[DATA SHOWN]:
◇ ◇ ◇ ◇

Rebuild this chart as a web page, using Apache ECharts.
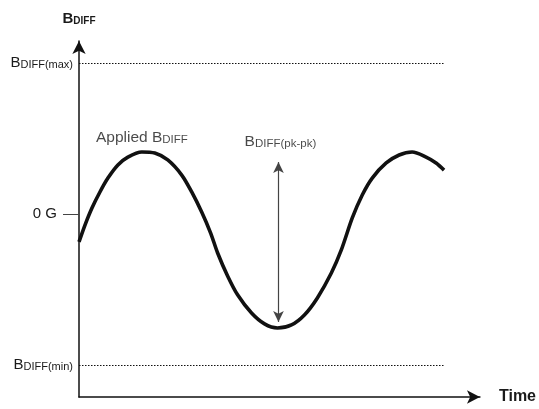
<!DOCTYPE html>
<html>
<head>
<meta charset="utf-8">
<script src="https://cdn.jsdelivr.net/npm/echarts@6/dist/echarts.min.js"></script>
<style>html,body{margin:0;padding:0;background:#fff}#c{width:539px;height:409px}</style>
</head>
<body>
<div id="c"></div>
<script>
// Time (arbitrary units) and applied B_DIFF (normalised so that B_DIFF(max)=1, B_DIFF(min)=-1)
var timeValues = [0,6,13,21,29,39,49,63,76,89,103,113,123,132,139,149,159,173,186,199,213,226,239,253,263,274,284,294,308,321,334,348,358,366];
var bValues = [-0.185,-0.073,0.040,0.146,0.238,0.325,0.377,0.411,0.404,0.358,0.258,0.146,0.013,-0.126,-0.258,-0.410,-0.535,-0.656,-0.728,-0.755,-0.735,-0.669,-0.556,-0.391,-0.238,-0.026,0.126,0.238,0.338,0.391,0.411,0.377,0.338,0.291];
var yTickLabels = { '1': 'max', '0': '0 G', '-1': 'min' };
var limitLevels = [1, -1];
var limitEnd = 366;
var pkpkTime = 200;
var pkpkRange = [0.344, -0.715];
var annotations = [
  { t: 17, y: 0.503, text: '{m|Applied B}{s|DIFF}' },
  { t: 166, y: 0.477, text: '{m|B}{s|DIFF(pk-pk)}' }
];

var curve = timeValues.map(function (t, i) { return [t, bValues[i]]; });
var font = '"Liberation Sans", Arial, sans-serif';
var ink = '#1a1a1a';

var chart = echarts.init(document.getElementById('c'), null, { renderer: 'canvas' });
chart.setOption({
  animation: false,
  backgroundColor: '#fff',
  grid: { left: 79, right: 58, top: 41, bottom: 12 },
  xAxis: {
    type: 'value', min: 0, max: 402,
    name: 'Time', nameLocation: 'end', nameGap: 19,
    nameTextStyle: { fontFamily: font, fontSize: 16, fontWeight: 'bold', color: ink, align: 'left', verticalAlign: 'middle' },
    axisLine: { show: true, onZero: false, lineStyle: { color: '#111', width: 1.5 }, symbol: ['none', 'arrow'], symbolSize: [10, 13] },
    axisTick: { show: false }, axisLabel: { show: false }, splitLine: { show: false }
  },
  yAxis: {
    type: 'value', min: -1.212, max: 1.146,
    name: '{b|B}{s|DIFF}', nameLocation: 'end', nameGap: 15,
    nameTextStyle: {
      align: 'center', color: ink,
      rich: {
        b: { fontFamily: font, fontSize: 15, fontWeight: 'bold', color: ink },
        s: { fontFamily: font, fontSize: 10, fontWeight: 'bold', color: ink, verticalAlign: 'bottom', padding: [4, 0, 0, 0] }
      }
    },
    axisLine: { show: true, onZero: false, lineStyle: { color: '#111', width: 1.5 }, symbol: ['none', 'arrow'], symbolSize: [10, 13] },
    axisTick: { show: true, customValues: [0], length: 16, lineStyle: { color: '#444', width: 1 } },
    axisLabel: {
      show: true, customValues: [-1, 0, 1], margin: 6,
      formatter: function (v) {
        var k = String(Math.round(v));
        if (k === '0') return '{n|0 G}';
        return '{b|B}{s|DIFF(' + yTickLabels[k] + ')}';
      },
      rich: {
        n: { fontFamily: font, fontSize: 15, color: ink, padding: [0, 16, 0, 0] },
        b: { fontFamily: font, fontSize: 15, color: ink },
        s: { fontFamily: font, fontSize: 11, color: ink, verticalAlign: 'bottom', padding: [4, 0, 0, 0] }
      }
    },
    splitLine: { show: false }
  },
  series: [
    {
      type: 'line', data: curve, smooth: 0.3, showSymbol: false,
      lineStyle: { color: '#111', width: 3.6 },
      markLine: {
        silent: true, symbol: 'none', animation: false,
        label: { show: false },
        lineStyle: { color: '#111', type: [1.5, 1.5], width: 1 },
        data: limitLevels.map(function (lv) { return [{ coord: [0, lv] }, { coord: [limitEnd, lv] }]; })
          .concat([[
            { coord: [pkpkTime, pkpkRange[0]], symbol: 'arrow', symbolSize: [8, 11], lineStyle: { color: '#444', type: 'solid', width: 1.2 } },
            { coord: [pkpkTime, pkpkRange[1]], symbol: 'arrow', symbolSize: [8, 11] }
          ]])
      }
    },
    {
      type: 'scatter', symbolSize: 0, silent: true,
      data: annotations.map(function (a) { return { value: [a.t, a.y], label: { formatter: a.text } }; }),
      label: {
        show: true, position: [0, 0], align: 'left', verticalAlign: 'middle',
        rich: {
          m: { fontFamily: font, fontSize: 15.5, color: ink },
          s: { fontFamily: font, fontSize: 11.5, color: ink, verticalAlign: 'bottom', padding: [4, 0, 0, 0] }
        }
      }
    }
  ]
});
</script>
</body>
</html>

◇ ◇ ◇ ◇

[GIVEN REQUEST]: Write out the lines from the start of the material to the line with "var ink = '#1a1a1a';", inclusive and exactly. Skip the pictures.

[ANSWER IN FULL]:
Rebuild this chart as a web page, using Apache ECharts.
<!DOCTYPE html>
<html>
<head>
<meta charset="utf-8">
<script src="https://cdn.jsdelivr.net/npm/echarts@6/dist/echarts.min.js"></script>
<style>html,body{margin:0;padding:0;background:#fff}#c{width:539px;height:409px}</style>
</head>
<body>
<div id="c"></div>
<script>
// Time (arbitrary units) and applied B_DIFF (normalised so that B_DIFF(max)=1, B_DIFF(min)=-1)
var timeValues = [0,6,13,21,29,39,49,63,76,89,103,113,123,132,139,149,159,173,186,199,213,226,239,253,263,274,284,294,308,321,334,348,358,366];
var bValues = [-0.185,-0.073,0.040,0.146,0.238,0.325,0.377,0.411,0.404,0.358,0.258,0.146,0.013,-0.126,-0.258,-0.410,-0.535,-0.656,-0.728,-0.755,-0.735,-0.669,-0.556,-0.391,-0.238,-0.026,0.126,0.238,0.338,0.391,0.411,0.377,0.338,0.291];
var yTickLabels = { '1': 'max', '0': '0 G', '-1': 'min' };
var limitLevels = [1, -1];
var limitEnd = 366;
var pkpkTime = 200;
var pkpkRange = [0.344, -0.715];
var annotations = [
  { t: 17, y: 0.503, text: '{m|Applied B}{s|DIFF}' },
  { t: 166, y: 0.477, text: '{m|B}{s|DIFF(pk-pk)}' }
];

var curve = timeValues.map(function (t, i) { return [t, bValues[i]]; });
var font = '"Liberation Sans", Arial, sans-serif';
var ink = '#1a1a1a';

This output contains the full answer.